* start *

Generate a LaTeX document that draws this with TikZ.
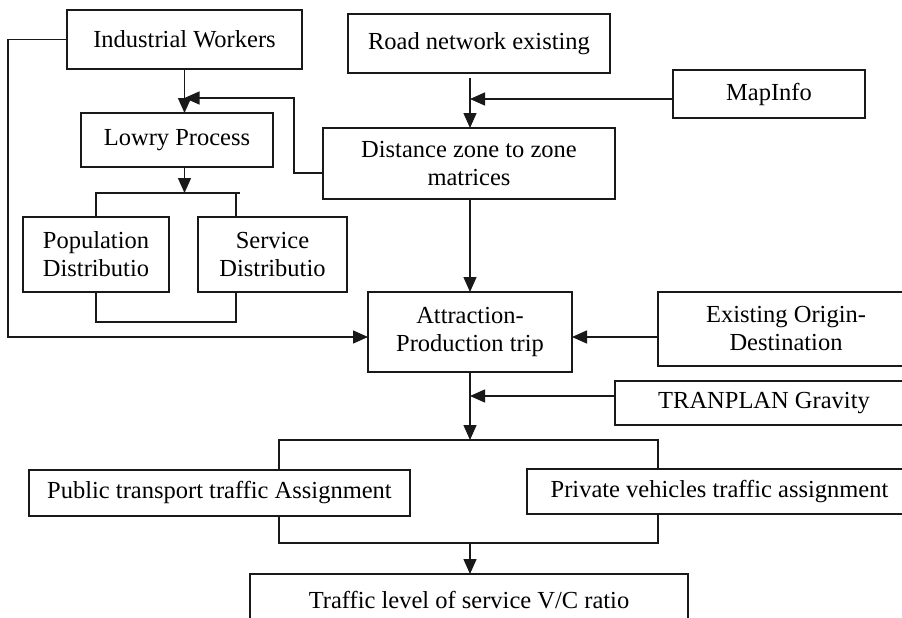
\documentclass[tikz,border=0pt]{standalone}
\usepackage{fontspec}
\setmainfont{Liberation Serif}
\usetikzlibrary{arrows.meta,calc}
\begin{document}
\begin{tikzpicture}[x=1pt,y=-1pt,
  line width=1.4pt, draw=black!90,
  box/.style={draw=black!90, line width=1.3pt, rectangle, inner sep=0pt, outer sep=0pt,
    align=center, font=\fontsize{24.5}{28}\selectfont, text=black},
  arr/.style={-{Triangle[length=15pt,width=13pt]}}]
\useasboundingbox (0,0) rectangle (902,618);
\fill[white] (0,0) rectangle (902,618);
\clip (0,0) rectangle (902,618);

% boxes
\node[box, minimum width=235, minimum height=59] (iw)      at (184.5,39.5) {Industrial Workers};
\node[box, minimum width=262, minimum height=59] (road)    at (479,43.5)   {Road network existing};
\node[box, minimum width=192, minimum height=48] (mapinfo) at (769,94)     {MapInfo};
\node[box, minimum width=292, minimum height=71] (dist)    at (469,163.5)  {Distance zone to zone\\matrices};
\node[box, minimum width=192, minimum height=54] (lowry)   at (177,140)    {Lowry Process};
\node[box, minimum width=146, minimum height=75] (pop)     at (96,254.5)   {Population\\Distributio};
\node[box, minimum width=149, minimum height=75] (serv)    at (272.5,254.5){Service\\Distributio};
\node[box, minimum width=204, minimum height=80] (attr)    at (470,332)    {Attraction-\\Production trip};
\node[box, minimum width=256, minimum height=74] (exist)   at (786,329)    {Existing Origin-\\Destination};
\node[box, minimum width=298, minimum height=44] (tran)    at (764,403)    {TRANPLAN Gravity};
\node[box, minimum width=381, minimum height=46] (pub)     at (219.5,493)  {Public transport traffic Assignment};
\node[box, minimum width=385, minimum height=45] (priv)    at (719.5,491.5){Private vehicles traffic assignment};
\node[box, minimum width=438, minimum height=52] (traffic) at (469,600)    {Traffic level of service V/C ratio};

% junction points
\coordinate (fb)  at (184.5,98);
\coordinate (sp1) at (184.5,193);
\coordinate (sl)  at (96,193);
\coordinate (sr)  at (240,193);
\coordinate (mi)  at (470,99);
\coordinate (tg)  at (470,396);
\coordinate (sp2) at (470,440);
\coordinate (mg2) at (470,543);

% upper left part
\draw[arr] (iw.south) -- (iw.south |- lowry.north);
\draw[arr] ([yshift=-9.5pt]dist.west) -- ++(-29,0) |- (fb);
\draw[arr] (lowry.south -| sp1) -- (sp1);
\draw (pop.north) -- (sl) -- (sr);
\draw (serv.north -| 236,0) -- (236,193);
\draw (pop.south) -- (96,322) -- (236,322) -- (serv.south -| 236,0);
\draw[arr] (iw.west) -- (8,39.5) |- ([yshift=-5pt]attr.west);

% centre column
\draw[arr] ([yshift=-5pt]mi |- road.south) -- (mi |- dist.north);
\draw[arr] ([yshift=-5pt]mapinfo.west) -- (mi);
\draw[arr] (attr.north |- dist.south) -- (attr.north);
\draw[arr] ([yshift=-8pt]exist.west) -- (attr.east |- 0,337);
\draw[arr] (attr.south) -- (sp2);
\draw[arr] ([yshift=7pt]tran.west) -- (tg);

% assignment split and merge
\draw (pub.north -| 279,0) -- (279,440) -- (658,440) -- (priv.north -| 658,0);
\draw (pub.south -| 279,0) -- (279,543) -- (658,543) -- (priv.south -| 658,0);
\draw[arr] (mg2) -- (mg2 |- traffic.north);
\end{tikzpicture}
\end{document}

* end *

Direction: In the copy, include no pictures; restate the listing above exactly.

Answer below:
Generate a LaTeX document that draws this with TikZ.
\documentclass[tikz,border=0pt]{standalone}
\usepackage{fontspec}
\setmainfont{Liberation Serif}
\usetikzlibrary{arrows.meta,calc}
\begin{document}
\begin{tikzpicture}[x=1pt,y=-1pt,
  line width=1.4pt, draw=black!90,
  box/.style={draw=black!90, line width=1.3pt, rectangle, inner sep=0pt, outer sep=0pt,
    align=center, font=\fontsize{24.5}{28}\selectfont, text=black},
  arr/.style={-{Triangle[length=15pt,width=13pt]}}]
\useasboundingbox (0,0) rectangle (902,618);
\fill[white] (0,0) rectangle (902,618);
\clip (0,0) rectangle (902,618);

% boxes
\node[box, minimum width=235, minimum height=59] (iw)      at (184.5,39.5) {Industrial Workers};
\node[box, minimum width=262, minimum height=59] (road)    at (479,43.5)   {Road network existing};
\node[box, minimum width=192, minimum height=48] (mapinfo) at (769,94)     {MapInfo};
\node[box, minimum width=292, minimum height=71] (dist)    at (469,163.5)  {Distance zone to zone\\matrices};
\node[box, minimum width=192, minimum height=54] (lowry)   at (177,140)    {Lowry Process};
\node[box, minimum width=146, minimum height=75] (pop)     at (96,254.5)   {Population\\Distributio};
\node[box, minimum width=149, minimum height=75] (serv)    at (272.5,254.5){Service\\Distributio};
\node[box, minimum width=204, minimum height=80] (attr)    at (470,332)    {Attraction-\\Production trip};
\node[box, minimum width=256, minimum height=74] (exist)   at (786,329)    {Existing Origin-\\Destination};
\node[box, minimum width=298, minimum height=44] (tran)    at (764,403)    {TRANPLAN Gravity};
\node[box, minimum width=381, minimum height=46] (pub)     at (219.5,493)  {Public transport traffic Assignment};
\node[box, minimum width=385, minimum height=45] (priv)    at (719.5,491.5){Private vehicles traffic assignment};
\node[box, minimum width=438, minimum height=52] (traffic) at (469,600)    {Traffic level of service V/C ratio};

% junction points
\coordinate (fb)  at (184.5,98);
\coordinate (sp1) at (184.5,193);
\coordinate (sl)  at (96,193);
\coordinate (sr)  at (240,193);
\coordinate (mi)  at (470,99);
\coordinate (tg)  at (470,396);
\coordinate (sp2) at (470,440);
\coordinate (mg2) at (470,543);

% upper left part
\draw[arr] (iw.south) -- (iw.south |- lowry.north);
\draw[arr] ([yshift=-9.5pt]dist.west) -- ++(-29,0) |- (fb);
\draw[arr] (lowry.south -| sp1) -- (sp1);
\draw (pop.north) -- (sl) -- (sr);
\draw (serv.north -| 236,0) -- (236,193);
\draw (pop.south) -- (96,322) -- (236,322) -- (serv.south -| 236,0);
\draw[arr] (iw.west) -- (8,39.5) |- ([yshift=-5pt]attr.west);

% centre column
\draw[arr] ([yshift=-5pt]mi |- road.south) -- (mi |- dist.north);
\draw[arr] ([yshift=-5pt]mapinfo.west) -- (mi);
\draw[arr] (attr.north |- dist.south) -- (attr.north);
\draw[arr] ([yshift=-8pt]exist.west) -- (attr.east |- 0,337);
\draw[arr] (attr.south) -- (sp2);
\draw[arr] ([yshift=7pt]tran.west) -- (tg);

% assignment split and merge
\draw (pub.north -| 279,0) -- (279,440) -- (658,440) -- (priv.north -| 658,0);
\draw (pub.south -| 279,0) -- (279,543) -- (658,543) -- (priv.south -| 658,0);
\draw[arr] (mg2) -- (mg2 |- traffic.north);
\end{tikzpicture}
\end{document}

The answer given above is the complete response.